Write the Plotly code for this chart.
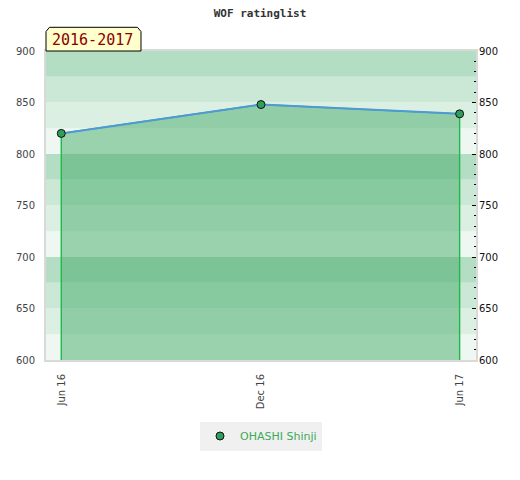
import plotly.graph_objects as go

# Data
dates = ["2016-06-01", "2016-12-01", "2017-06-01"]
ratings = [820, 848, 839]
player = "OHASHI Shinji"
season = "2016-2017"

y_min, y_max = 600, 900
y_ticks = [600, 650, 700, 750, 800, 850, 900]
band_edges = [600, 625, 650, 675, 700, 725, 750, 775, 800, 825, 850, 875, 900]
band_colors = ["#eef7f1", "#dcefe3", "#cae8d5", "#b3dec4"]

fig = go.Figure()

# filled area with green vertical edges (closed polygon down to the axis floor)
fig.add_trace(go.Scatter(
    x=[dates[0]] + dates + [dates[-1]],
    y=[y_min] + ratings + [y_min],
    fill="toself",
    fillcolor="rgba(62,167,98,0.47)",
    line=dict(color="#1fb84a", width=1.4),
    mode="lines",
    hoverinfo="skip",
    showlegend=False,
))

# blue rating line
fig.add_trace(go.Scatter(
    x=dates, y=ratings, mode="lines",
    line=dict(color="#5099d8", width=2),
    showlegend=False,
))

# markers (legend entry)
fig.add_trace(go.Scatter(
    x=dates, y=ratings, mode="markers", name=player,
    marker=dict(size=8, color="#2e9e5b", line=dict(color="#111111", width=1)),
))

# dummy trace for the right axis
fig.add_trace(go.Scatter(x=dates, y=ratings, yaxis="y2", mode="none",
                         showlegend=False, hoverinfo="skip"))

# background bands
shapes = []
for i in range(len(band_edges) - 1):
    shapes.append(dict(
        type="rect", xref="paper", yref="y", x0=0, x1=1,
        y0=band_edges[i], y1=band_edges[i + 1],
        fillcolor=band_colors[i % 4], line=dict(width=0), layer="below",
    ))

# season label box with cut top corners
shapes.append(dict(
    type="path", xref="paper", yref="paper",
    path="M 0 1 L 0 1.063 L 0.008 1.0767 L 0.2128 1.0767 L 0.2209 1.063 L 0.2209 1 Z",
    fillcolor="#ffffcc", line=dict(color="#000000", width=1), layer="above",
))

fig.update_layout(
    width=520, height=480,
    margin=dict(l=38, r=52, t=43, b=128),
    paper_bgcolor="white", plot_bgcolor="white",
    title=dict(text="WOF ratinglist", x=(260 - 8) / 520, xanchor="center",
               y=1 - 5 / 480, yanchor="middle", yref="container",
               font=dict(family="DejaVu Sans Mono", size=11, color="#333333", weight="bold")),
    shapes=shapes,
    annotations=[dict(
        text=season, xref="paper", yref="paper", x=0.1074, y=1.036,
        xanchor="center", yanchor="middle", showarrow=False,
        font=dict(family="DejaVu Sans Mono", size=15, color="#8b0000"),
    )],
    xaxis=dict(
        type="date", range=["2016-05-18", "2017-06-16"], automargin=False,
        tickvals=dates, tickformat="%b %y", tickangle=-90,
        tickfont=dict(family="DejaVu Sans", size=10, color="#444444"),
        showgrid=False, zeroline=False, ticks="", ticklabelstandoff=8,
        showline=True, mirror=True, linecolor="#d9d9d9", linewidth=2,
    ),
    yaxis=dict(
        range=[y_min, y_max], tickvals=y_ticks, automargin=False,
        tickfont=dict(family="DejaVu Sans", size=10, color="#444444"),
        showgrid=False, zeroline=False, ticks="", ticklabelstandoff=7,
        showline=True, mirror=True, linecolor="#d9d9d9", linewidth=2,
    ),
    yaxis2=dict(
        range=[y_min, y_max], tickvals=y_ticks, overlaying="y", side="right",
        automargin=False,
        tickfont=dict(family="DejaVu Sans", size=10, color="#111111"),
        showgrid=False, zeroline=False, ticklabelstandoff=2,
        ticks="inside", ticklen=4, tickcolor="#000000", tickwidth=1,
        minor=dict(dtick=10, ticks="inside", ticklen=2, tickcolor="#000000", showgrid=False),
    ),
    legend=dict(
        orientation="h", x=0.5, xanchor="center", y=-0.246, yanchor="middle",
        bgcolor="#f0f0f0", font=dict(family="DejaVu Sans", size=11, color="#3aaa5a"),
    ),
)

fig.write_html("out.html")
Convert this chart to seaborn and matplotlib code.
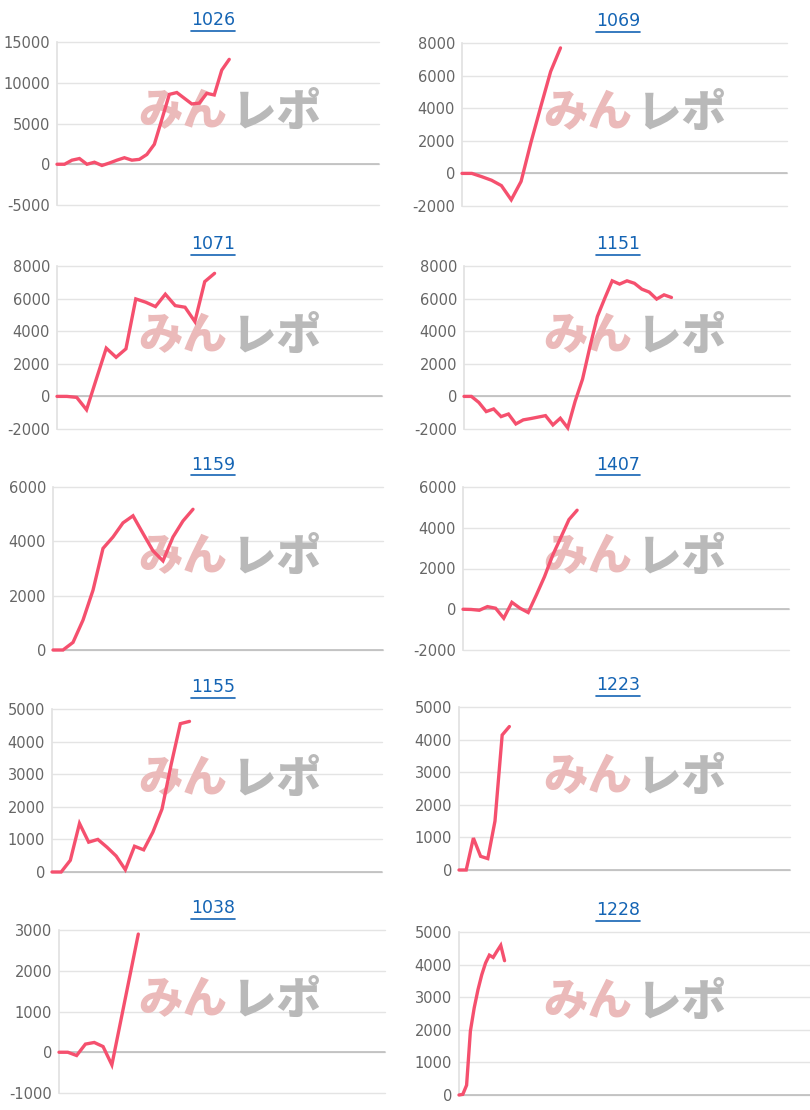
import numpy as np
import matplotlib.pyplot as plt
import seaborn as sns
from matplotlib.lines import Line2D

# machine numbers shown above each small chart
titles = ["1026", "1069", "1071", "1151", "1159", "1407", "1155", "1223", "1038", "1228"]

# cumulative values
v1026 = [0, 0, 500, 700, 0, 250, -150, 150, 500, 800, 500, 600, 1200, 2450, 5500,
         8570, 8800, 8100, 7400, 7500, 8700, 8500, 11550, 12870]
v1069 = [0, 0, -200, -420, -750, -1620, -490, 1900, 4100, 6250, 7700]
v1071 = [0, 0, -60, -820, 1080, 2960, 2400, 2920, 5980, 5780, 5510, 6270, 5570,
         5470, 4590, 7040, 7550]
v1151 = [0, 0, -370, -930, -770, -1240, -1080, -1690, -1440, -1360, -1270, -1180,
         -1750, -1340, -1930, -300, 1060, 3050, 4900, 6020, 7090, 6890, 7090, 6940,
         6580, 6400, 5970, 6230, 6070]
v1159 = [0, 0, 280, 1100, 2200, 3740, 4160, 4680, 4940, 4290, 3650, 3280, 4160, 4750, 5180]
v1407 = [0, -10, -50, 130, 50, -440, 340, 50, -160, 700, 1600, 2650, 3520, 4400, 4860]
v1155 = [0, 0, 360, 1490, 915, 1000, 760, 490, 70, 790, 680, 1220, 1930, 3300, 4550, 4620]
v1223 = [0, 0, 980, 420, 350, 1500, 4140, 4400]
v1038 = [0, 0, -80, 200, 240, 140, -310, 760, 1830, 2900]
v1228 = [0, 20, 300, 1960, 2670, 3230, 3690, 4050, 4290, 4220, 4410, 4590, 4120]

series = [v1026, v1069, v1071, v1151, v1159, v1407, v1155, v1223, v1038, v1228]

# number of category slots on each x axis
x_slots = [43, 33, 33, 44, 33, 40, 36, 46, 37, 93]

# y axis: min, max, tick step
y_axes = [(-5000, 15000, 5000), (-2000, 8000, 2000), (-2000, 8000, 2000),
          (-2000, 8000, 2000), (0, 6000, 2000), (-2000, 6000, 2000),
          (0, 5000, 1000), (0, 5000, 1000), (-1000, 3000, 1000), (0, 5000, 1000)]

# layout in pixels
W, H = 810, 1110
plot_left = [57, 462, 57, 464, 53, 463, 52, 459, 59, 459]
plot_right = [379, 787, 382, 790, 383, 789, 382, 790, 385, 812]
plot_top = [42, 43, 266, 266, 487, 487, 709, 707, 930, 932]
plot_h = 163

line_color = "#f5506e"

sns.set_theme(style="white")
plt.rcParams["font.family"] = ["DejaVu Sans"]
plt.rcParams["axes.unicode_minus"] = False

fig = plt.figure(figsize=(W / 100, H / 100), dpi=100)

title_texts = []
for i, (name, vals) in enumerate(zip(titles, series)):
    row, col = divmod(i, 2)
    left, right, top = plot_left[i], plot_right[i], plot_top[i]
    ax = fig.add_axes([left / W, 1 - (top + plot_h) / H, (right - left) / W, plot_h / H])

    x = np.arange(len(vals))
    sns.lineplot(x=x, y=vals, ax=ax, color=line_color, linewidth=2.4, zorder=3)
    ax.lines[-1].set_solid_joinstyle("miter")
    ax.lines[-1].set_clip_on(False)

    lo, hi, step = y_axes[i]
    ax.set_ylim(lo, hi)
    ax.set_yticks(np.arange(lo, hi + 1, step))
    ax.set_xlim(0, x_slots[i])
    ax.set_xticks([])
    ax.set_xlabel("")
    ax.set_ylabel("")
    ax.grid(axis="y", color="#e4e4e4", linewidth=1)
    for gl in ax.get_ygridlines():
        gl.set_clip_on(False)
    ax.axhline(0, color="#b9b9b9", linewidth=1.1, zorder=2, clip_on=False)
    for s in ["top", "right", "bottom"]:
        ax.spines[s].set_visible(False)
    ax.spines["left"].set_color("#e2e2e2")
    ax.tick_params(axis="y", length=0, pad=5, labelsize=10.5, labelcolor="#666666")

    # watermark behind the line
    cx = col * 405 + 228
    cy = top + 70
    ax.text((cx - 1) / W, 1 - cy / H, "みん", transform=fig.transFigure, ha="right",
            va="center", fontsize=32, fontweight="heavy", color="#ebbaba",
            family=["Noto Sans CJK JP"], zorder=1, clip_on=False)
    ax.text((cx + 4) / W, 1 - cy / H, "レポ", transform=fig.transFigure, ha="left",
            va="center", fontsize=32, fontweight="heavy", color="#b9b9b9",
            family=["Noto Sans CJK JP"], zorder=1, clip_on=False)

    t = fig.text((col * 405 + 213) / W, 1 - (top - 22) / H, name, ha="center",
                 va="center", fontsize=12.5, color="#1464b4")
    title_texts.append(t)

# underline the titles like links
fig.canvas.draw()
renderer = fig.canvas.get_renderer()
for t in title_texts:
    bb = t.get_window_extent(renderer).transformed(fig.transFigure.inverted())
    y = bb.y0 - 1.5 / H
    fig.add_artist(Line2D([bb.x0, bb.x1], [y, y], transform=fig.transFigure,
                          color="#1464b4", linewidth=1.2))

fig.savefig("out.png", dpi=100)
—————
Written task:
Print exactly the lines from the line containing "Convert this chart" through the line containing "fig = plt.figure(figsize=(W", and omit any picture found among them.

The response:
Convert this chart to seaborn and matplotlib code.
import numpy as np
import matplotlib.pyplot as plt
import seaborn as sns
from matplotlib.lines import Line2D

# machine numbers shown above each small chart
titles = ["1026", "1069", "1071", "1151", "1159", "1407", "1155", "1223", "1038", "1228"]

# cumulative values
v1026 = [0, 0, 500, 700, 0, 250, -150, 150, 500, 800, 500, 600, 1200, 2450, 5500,
         8570, 8800, 8100, 7400, 7500, 8700, 8500, 11550, 12870]
v1069 = [0, 0, -200, -420, -750, -1620, -490, 1900, 4100, 6250, 7700]
v1071 = [0, 0, -60, -820, 1080, 2960, 2400, 2920, 5980, 5780, 5510, 6270, 5570,
         5470, 4590, 7040, 7550]
v1151 = [0, 0, -370, -930, -770, -1240, -1080, -1690, -1440, -1360, -1270, -1180,
         -1750, -1340, -1930, -300, 1060, 3050, 4900, 6020, 7090, 6890, 7090, 6940,
         6580, 6400, 5970, 6230, 6070]
v1159 = [0, 0, 280, 1100, 2200, 3740, 4160, 4680, 4940, 4290, 3650, 3280, 4160, 4750, 5180]
v1407 = [0, -10, -50, 130, 50, -440, 340, 50, -160, 700, 1600, 2650, 3520, 4400, 4860]
v1155 = [0, 0, 360, 1490, 915, 1000, 760, 490, 70, 790, 680, 1220, 1930, 3300, 4550, 4620]
v1223 = [0, 0, 980, 420, 350, 1500, 4140, 4400]
v1038 = [0, 0, -80, 200, 240, 140, -310, 760, 1830, 2900]
v1228 = [0, 20, 300, 1960, 2670, 3230, 3690, 4050, 4290, 4220, 4410, 4590, 4120]

series = [v1026, v1069, v1071, v1151, v1159, v1407, v1155, v1223, v1038, v1228]

# number of category slots on each x axis
x_slots = [43, 33, 33, 44, 33, 40, 36, 46, 37, 93]

# y axis: min, max, tick step
y_axes = [(-5000, 15000, 5000), (-2000, 8000, 2000), (-2000, 8000, 2000),
          (-2000, 8000, 2000), (0, 6000, 2000), (-2000, 6000, 2000),
          (0, 5000, 1000), (0, 5000, 1000), (-1000, 3000, 1000), (0, 5000, 1000)]

# layout in pixels
W, H = 810, 1110
plot_left = [57, 462, 57, 464, 53, 463, 52, 459, 59, 459]
plot_right = [379, 787, 382, 790, 383, 789, 382, 790, 385, 812]
plot_top = [42, 43, 266, 266, 487, 487, 709, 707, 930, 932]
plot_h = 163

line_color = "#f5506e"

sns.set_theme(style="white")
plt.rcParams["font.family"] = ["DejaVu Sans"]
plt.rcParams["axes.unicode_minus"] = False

fig = plt.figure(figsize=(W / 100, H / 100), dpi=100)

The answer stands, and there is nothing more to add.